--- start Stored data ---

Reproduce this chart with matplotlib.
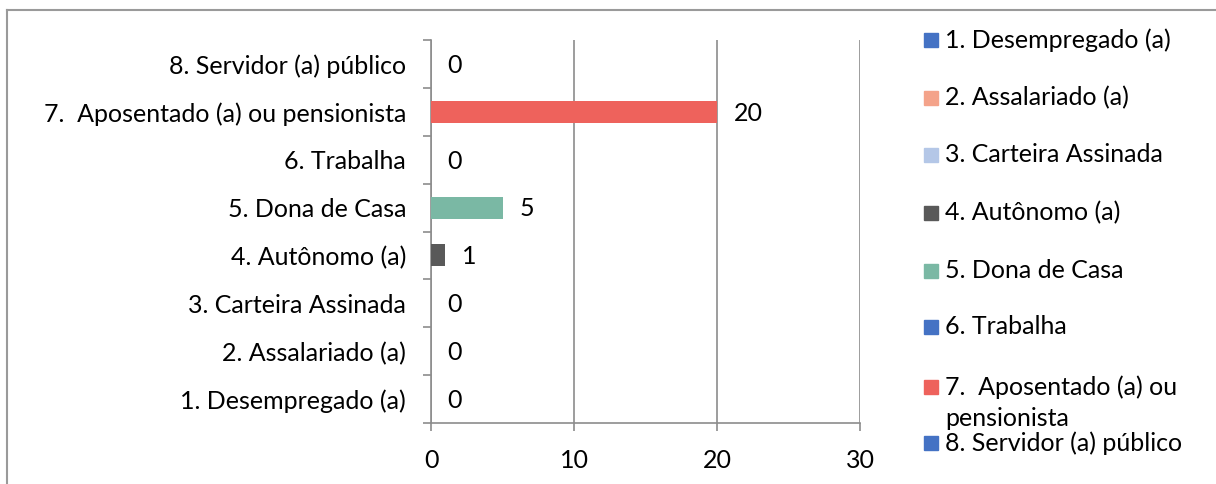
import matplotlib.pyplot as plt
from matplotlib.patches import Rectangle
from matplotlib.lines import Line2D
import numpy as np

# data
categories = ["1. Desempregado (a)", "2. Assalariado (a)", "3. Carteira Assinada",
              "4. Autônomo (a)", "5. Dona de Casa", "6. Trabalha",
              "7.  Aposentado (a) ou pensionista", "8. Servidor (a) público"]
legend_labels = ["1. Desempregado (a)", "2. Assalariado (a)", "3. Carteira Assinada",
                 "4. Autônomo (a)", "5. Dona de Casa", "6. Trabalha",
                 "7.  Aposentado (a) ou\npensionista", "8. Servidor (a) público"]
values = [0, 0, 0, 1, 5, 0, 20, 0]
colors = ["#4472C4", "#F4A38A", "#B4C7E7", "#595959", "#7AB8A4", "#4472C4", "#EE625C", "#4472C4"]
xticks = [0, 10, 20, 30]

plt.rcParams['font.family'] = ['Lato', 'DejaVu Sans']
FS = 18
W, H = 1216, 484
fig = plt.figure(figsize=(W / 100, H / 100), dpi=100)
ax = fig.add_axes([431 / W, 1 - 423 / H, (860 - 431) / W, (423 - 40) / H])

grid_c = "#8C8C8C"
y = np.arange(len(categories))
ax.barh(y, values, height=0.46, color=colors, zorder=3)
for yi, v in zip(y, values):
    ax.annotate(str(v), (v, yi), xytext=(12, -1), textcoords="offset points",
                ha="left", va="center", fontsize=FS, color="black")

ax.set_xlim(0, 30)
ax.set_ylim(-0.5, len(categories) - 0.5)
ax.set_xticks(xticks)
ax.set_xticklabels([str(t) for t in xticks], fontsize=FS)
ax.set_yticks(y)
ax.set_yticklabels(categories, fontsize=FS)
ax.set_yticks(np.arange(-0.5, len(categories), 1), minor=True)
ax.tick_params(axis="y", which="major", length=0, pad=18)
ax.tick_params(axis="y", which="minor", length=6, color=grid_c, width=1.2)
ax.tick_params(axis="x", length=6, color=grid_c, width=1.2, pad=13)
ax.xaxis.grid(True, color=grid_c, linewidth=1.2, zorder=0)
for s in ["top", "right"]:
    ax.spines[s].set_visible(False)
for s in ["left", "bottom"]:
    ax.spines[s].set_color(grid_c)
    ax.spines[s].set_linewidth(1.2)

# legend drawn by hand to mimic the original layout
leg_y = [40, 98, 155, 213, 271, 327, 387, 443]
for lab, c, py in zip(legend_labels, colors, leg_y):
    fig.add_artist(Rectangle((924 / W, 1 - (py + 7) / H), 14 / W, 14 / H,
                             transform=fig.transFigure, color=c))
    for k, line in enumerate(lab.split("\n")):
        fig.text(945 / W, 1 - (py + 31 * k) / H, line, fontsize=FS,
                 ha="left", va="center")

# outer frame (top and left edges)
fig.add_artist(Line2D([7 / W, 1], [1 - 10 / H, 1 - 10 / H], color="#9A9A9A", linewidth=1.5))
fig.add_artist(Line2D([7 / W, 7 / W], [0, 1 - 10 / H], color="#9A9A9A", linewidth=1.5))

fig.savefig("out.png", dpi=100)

--- end Stored data ---

Starting with the first line of the data above and ending with the line containing "ax = fig.add_axes([431", please restate every line exactly, leaving images out.

Reproduce this chart with matplotlib.
import matplotlib.pyplot as plt
from matplotlib.patches import Rectangle
from matplotlib.lines import Line2D
import numpy as np

# data
categories = ["1. Desempregado (a)", "2. Assalariado (a)", "3. Carteira Assinada",
              "4. Autônomo (a)", "5. Dona de Casa", "6. Trabalha",
              "7.  Aposentado (a) ou pensionista", "8. Servidor (a) público"]
legend_labels = ["1. Desempregado (a)", "2. Assalariado (a)", "3. Carteira Assinada",
                 "4. Autônomo (a)", "5. Dona de Casa", "6. Trabalha",
                 "7.  Aposentado (a) ou\npensionista", "8. Servidor (a) público"]
values = [0, 0, 0, 1, 5, 0, 20, 0]
colors = ["#4472C4", "#F4A38A", "#B4C7E7", "#595959", "#7AB8A4", "#4472C4", "#EE625C", "#4472C4"]
xticks = [0, 10, 20, 30]

plt.rcParams['font.family'] = ['Lato', 'DejaVu Sans']
FS = 18
W, H = 1216, 484
fig = plt.figure(figsize=(W / 100, H / 100), dpi=100)
ax = fig.add_axes([431 / W, 1 - 423 / H, (860 - 431) / W, (423 - 40) / H])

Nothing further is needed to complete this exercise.